On Tuesday, Russia's top economic policymakers faced an unenviable job: they were trying to persuade investors that the national economy could resist the latest sanctions imposed by the US, says Financial Times. The sanctions, which included transaction bans on 24 Russian oligarchs and government officials and 14 companies, were followed by a drop of the national currency and a dramatic decline in Russian stocks. Such a turn of events made many investors feel nervous: ''...we don't know what's going to happen. I spent my whole life trying to bring Russia to Western capital markets, and now my life's work is falling apart,'' an unnamed banker said.
However, Russian Minister of Economic Development Maksim Oreshkin urged the investors to stay calm. Many economists believe that the impact of the latest sanctions on the wider Russian economy may remain limited. They consider a new collapse to be highly unlikely due to the current oil prices, which are a lot higher and less volatile than in 2014 when sanctions combined with a global oil glut. According to head of Macro Advisory consultancy Chris Weafer, the ruble should soon return to the 59-60 level against the dollar if there is no material deterioration in geopolitical tension. ''Russia's economy is in better shape than four years ago.
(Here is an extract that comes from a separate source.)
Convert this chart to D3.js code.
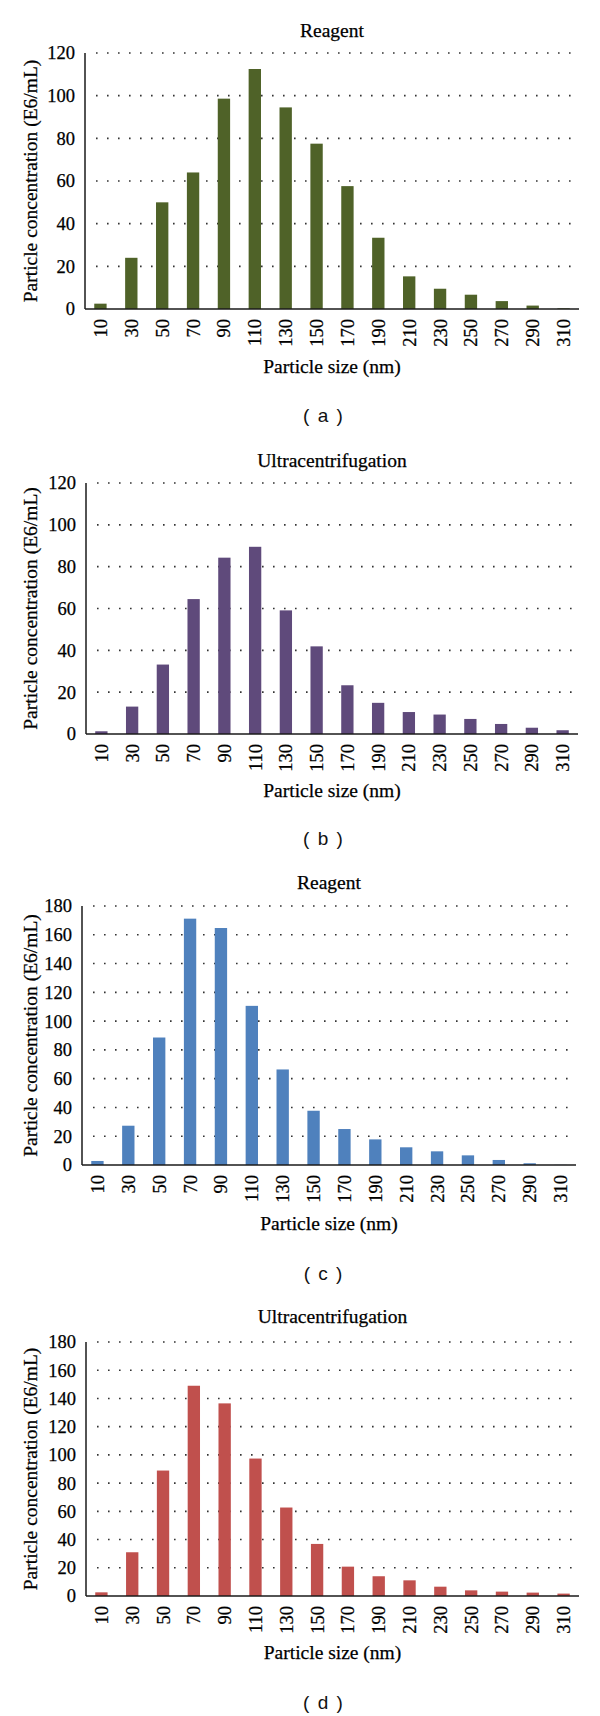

Banks and the corporate sector have less foreign debt and the ruble is floating freely, allowing them to absorb external shocks more easily,'' he commented. ''Russian companies and banks have significantly deleveraged since 2014, repaying $120bn in foreign debt," agrees Alfa Bank's Chief Economist Natalia Orlova.
Russia's economic prospects are still likely to be affected by the sanctions, at least in monetary policy. According to former Minister of Finance Aleksey Kudrin, the Russian Central Bank can no longer be expected to cut interest rates in the coming half-year as the slide of the ruble caused by the nervousness around sanctions ''demands more attention from the Central Bank on inflation''. This can complicate the economy's return to growth. ''If Russia wants to grow even 1% per year or more, the main boost needs to come from investment,'' stated Vladimir Tikhomirov, chief economist at BCS Financial Group, adding that the investment could easily be derailed if a more cautious monetary policy raised the cost of credit again.
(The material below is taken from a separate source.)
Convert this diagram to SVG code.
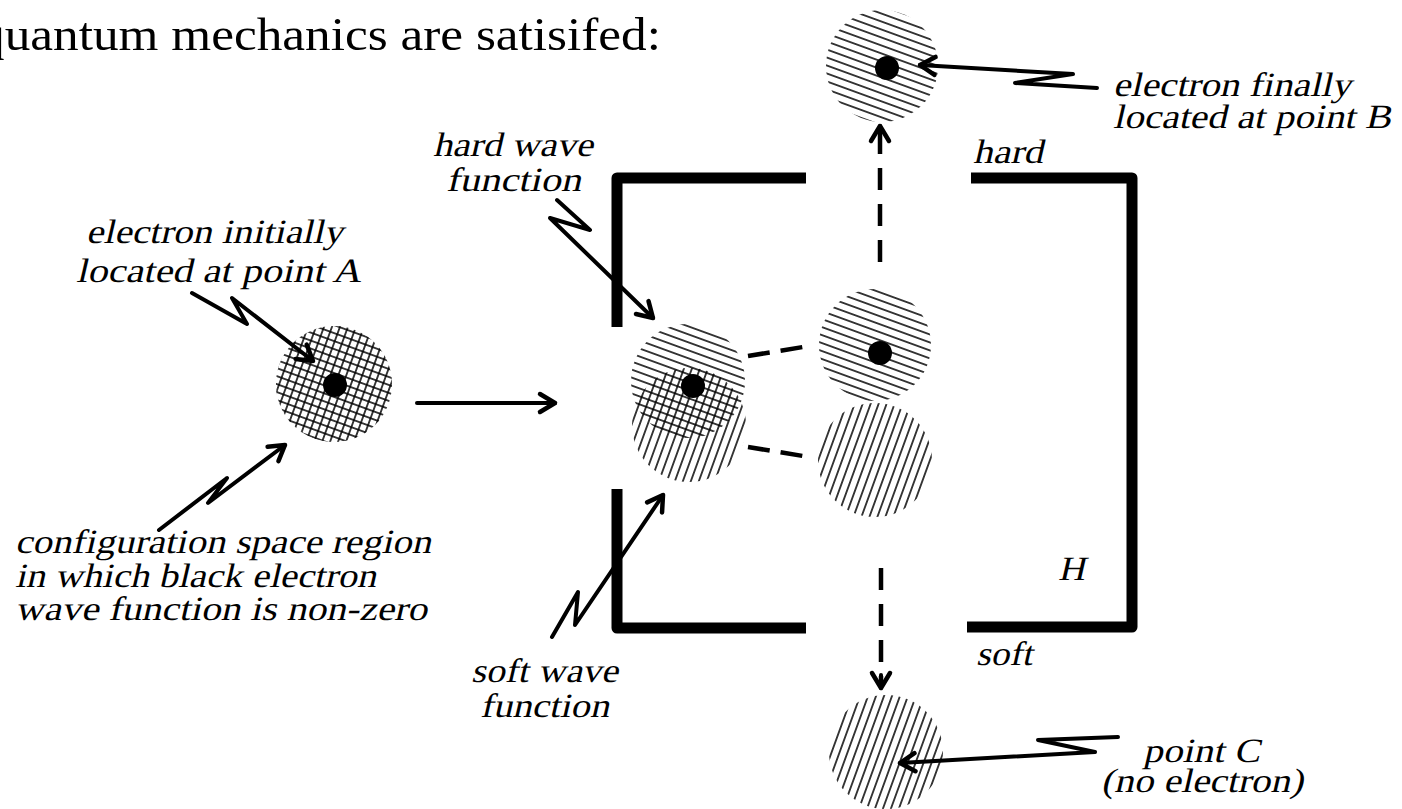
<svg xmlns="http://www.w3.org/2000/svg" width="1402" height="809" viewBox="0 0 1402 809">
<style>
text{font-family:"Liberation Serif","Times New Roman",serif;fill:#000}
.lbl{font-size:34px;font-style:normal}
.title{font-size:47px}
.conn{fill:none;stroke:#000;stroke-width:4;stroke-linejoin:round;stroke-linecap:round}
.dash{fill:none;stroke:#000;stroke-width:4.5;stroke-dasharray:22 14}
.sdash{fill:none;stroke:#000;stroke-width:4.5;stroke-dasharray:22 11}
.box{fill:none;stroke:#000;stroke-width:11;stroke-linejoin:round}
.dot{fill:#000}
</style>
<defs>
<pattern id="hard" width="7.5" height="7.5" patternUnits="userSpaceOnUse" patternTransform="rotate(20)">
<line x1="0" y1="3.75" x2="7.5" y2="3.75" stroke="#000" stroke-width="1.5"/>
</pattern>
<pattern id="soft" width="7.5" height="7.5" patternUnits="userSpaceOnUse" patternTransform="rotate(20)">
<line x1="3.75" y1="0" x2="3.75" y2="7.5" stroke="#000" stroke-width="1.5"/>
</pattern>
<marker id="head" markerUnits="userSpaceOnUse" markerWidth="40" markerHeight="40" refX="0" refY="0" viewBox="-20 -20 40 40" orient="auto" overflow="visible">
<path d="M-15,-9 L0,0 L-15,9" fill="none" stroke="#000" stroke-width="4.5" stroke-linecap="round" stroke-linejoin="round"/>
</marker>
</defs>

<g id="title">
<text class="title" x="-21" y="50" textLength="682" lengthAdjust="spacingAndGlyphs">quantum mechanics are satisifed:</text>
</g>

<g id="box">
<path class="box" d="M806,178 H617 V327"/>
<path class="box" d="M617,489 V628 H806"/>
<path class="box" d="M971,178 H1132 V627 H967"/>
</g>

<g id="circle-A">
<circle cx="334" cy="384" r="58" fill="url(#hard)"/>
<circle cx="334" cy="384" r="58" fill="url(#soft)"/>
<circle class="dot" cx="335" cy="385" r="12"/>
</g>

<g id="superposition">
<circle cx="688" cy="381" r="57" fill="url(#hard)"/>
<circle cx="689" cy="425" r="57" fill="url(#soft)"/>
<circle class="dot" cx="693" cy="386" r="12"/>
</g>

<g id="hard-branch">
<circle cx="875" cy="345" r="56" fill="url(#hard)"/>
<circle class="dot" cx="880" cy="353" r="12"/>
</g>

<g id="soft-branch">
<circle cx="875" cy="460" r="57" fill="url(#soft)"/>
</g>

<g id="circle-B">
<circle cx="882" cy="66" r="56" fill="url(#hard)"/>
<circle class="dot" cx="887" cy="68" r="12"/>
</g>

<g id="circle-C">
<circle cx="886" cy="752" r="57" fill="url(#soft)"/>
</g>

<g id="connectors">
<path class="conn" d="M417,403 L555,403" marker-end="url(#head)"/>
<path class="conn" d="M192,293 L247,324 L232,298 L313,361" marker-end="url(#head)"/>
<path class="conn" d="M159,530 L227,478 L208,503 L285,445" marker-end="url(#head)"/>
<path class="conn" d="M557,200 L590,230 L550,218 L653,318" marker-end="url(#head)"/>
<path class="conn" d="M552,637 L578,592 L575,625 L663,495" marker-end="url(#head)"/>
<path class="conn" d="M1097,88 L1015,83 L1073,74 L920,65" marker-end="url(#head)"/>
<path class="conn" d="M1118,737 L1038,740 L1095,752 L900,763" marker-end="url(#head)"/>
<path class="sdash" d="M748,356 L803,347"/>
<path class="sdash" d="M748,447 L803,456"/>
<path class="dash" d="M880,262 L880,127"/>
<path class="conn" d="M880,140 L880,126" marker-end="url(#head)"/>
<path class="dash" d="M881,568 L881,687"/>
<path class="conn" d="M881,675 L881,688" marker-end="url(#head)"/>
</g>

<g id="labels">
<text class="lbl" transform="translate(433,156) skewX(-13)" textLength="160" lengthAdjust="spacingAndGlyphs">hard wave</text>
<text class="lbl" transform="translate(446,191) skewX(-13)" textLength="135" lengthAdjust="spacingAndGlyphs">function</text>
<text class="lbl" transform="translate(86,243) skewX(-13)" textLength="257" lengthAdjust="spacingAndGlyphs">electron initially</text>
<text class="lbl" transform="translate(76,282) skewX(-13)" textLength="285" lengthAdjust="spacingAndGlyphs">located at point A</text>
<text class="lbl" transform="translate(15,553) skewX(-13)" textLength="416" lengthAdjust="spacingAndGlyphs">configuration space region</text>
<text class="lbl" transform="translate(15,587) skewX(-13)" textLength="361" lengthAdjust="spacingAndGlyphs">in which black electron</text>
<text class="lbl" transform="translate(15,620) skewX(-13)" textLength="412" lengthAdjust="spacingAndGlyphs">wave function is non-zero</text>
<text class="lbl" transform="translate(471,682) skewX(-13)" textLength="147" lengthAdjust="spacingAndGlyphs">soft wave</text>
<text class="lbl" transform="translate(480,717) skewX(-13)" textLength="129" lengthAdjust="spacingAndGlyphs">function</text>
<text class="lbl" transform="translate(973,163) skewX(-13)" textLength="70" lengthAdjust="spacingAndGlyphs">hard</text>
<text class="lbl" transform="translate(976,665) skewX(-13)" textLength="56" lengthAdjust="spacingAndGlyphs">soft</text>
<text class="lbl" transform="translate(1058,580) skewX(-13)" textLength="27" lengthAdjust="spacingAndGlyphs">H</text>
<text class="lbl" transform="translate(1113,96) skewX(-13)" textLength="238" lengthAdjust="spacingAndGlyphs">electron finally</text>
<text class="lbl" transform="translate(1113,128) skewX(-13)" textLength="278" lengthAdjust="spacingAndGlyphs">located at point B</text>
<text class="lbl" transform="translate(1143,762) skewX(-13)" textLength="117" lengthAdjust="spacingAndGlyphs">point C</text>
<text class="lbl" transform="translate(1101,792) skewX(-13)" textLength="202" lengthAdjust="spacingAndGlyphs">(no electron)</text>
</g>
</svg>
Earlier, the World Bank estimated that Russia's GDP would increase by 1,7% in 2018 and by 1,8% in 2019. The country's economy will need decisive structural reforms to grow faster than 2% annually in the longer term, Russia's leading economic policymakers warn. Revitalising the economy was one of President Putin's major pledges for his next term. He promised to bring more investments in healthcare, education and ''technological breakthrough''.